Even when gold’s rally fizzled into sideways trading action in the summer, central bank buying has been one of the catalysts for keeping prices afloat. With geopolitical tensions elevating, central banks have been busy repatriating gold closer to home.
China, in particular, has been busy purchasing gold, according to data from Bullion Vault. China has been buying gold nonstop for an 18-month period prior to May 2024. Along with Russia, China has been a major purchaser since the IMF started tracking purchases since 2004.
“There has been this consistent solid base load demand from central banks,” said Chris Mancini, Gabelli Funds associate portfolio manager of the Gabelli Gold Fund, in a Yahoo Finance report.
The report also noted that demand for gold ETFs has been a major contributor to rising gold prices. However, the recent rise in gold prices has largely been driven by ETF purchases as interest rates have fallen.

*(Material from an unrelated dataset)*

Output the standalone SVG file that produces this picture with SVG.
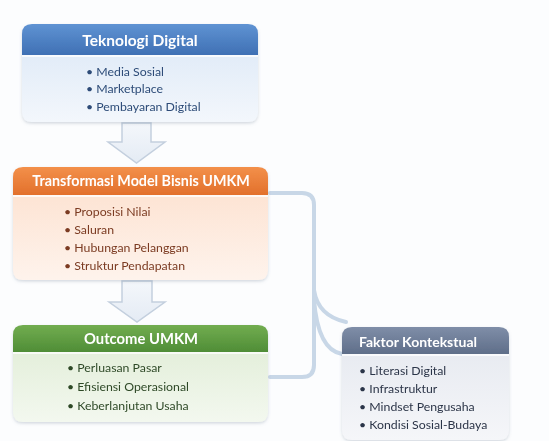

“If rates continue to decline after this projected next one September, I think that we’ll continue to see inflows into the ETFs, and that will drive gold prices higher,” Mancini added.
$3,000 In Sight
With gold rallying to greater heights, analysts are wondering how much higher the precious metal can go. One market strategist can see gold pushing past the $3,000 price mark. The precious metal is already up over 23% for the year.
“The bottom line for gold is it typically outperforms the S&P 500 when it’s at a severe discount, which it is now when unemployment rises and the yield curve, which is steeply inverted, disinverts,” said Bloomberg Intelligence Senior Macro Strategist Mike McGlone. “So all the all the inklings for gold are quite strong upward, particularly if we start getting a little look back and feel in stock market, which would mean somewhat deflationary forces.”

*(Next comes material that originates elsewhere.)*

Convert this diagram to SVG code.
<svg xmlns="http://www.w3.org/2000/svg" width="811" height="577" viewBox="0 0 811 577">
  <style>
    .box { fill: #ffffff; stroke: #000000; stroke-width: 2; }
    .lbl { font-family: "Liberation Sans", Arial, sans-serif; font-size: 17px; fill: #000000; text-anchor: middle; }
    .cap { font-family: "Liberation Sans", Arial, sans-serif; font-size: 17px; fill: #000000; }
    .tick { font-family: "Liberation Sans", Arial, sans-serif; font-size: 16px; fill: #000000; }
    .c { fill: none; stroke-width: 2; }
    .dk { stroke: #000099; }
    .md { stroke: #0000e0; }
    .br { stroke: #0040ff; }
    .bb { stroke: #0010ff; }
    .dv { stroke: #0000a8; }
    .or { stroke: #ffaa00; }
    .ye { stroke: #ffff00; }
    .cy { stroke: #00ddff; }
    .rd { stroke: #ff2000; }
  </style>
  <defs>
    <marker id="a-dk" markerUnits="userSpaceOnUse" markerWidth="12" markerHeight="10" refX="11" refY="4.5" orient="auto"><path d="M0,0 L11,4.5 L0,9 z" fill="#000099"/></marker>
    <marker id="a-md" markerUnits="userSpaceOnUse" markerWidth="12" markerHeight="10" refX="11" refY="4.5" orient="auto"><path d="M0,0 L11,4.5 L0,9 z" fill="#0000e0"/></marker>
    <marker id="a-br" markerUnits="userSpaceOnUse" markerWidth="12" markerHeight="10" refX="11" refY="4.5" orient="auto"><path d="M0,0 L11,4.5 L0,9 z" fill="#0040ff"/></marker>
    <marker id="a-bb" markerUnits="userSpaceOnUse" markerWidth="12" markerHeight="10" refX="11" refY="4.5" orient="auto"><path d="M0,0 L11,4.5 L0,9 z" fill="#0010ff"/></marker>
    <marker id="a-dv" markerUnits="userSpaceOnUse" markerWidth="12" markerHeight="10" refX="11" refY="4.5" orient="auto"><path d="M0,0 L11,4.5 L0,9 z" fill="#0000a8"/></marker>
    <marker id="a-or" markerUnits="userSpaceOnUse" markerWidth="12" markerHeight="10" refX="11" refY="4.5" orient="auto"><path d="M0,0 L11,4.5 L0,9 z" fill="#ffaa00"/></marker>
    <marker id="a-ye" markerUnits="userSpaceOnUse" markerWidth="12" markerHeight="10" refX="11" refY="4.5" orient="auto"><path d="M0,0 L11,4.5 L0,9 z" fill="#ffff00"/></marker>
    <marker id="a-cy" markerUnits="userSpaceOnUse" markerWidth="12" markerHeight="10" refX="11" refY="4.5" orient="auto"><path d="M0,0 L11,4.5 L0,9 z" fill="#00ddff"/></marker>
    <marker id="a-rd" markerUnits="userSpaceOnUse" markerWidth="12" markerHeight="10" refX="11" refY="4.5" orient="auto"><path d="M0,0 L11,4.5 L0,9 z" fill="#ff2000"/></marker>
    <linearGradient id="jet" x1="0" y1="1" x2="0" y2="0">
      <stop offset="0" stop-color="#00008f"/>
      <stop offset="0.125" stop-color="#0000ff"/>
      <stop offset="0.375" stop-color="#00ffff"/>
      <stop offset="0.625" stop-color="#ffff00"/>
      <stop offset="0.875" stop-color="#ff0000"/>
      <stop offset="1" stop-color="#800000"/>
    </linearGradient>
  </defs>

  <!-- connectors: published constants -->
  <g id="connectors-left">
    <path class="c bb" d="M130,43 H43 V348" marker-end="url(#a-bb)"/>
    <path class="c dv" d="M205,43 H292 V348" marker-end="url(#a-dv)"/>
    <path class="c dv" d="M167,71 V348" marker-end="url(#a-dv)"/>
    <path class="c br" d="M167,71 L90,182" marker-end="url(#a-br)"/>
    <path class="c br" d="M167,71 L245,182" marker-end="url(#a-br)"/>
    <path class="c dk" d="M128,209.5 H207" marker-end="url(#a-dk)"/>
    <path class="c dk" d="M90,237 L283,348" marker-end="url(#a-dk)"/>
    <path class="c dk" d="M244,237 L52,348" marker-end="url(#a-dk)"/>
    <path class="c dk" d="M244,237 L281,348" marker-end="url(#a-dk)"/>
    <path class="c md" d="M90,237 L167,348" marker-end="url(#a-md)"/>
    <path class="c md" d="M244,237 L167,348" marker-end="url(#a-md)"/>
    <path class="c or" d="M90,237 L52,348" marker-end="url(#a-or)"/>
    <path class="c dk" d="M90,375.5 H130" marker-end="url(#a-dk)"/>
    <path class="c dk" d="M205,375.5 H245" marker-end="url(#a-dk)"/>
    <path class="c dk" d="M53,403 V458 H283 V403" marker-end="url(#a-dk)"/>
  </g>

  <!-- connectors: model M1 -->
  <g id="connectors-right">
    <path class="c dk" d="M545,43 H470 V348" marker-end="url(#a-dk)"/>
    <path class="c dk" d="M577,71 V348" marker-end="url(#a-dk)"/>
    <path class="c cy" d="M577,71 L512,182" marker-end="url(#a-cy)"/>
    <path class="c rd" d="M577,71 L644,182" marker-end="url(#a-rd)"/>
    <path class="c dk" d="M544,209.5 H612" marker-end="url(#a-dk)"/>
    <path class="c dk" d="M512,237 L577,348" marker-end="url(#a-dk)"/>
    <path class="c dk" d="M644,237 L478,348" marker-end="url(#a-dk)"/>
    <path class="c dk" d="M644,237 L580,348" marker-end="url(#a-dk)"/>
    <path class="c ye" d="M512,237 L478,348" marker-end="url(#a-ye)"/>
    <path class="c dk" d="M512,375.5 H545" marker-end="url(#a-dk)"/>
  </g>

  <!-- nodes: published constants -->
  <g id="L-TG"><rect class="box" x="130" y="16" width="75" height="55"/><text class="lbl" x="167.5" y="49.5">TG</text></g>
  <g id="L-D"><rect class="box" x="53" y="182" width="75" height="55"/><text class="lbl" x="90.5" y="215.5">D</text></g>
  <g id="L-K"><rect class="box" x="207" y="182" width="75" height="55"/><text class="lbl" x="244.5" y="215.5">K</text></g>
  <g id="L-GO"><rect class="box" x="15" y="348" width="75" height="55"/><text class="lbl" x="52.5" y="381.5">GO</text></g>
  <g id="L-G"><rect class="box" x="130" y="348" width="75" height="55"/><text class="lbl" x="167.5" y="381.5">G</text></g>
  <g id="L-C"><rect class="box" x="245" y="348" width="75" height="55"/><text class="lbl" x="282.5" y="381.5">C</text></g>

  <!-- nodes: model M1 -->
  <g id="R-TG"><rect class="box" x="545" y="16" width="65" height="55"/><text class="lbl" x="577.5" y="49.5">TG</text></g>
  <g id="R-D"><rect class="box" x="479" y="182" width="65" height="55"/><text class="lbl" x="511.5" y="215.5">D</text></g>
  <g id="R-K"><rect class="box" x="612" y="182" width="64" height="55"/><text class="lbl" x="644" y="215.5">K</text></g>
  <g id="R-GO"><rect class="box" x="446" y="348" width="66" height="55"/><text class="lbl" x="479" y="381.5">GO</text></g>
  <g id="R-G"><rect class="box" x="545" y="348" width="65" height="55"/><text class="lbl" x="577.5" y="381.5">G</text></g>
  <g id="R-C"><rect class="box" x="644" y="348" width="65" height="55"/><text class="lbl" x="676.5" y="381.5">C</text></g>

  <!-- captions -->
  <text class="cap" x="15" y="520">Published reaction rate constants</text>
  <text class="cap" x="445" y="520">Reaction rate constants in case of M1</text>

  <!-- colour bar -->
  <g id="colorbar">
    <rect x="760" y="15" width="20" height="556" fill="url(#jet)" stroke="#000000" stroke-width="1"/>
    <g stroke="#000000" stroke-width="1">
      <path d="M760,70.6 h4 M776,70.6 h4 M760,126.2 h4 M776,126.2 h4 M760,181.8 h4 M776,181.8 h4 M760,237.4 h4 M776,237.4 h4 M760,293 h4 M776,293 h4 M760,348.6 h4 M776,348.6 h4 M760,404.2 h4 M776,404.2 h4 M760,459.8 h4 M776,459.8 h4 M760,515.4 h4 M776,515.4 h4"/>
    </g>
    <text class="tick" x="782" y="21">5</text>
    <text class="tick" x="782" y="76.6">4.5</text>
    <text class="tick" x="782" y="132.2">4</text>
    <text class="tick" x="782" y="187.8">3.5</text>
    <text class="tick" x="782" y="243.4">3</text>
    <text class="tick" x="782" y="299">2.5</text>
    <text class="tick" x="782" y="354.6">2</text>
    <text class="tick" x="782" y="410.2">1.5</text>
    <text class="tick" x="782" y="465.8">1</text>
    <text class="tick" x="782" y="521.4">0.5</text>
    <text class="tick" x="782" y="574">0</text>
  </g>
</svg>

If adding exposure to gold prices directly via bullion isn’t an option, another way to capitalize on the precious metal’s strength is via gold miners. In particular, investors should take a look at the Sprott Gold Miners ETF (SGDM) and the Sprott Junior Gold Miners ETF (SGDJ). The former adds broad diversification to gold mining companies of various market cap sizes, while the latter focuses on small cap growth.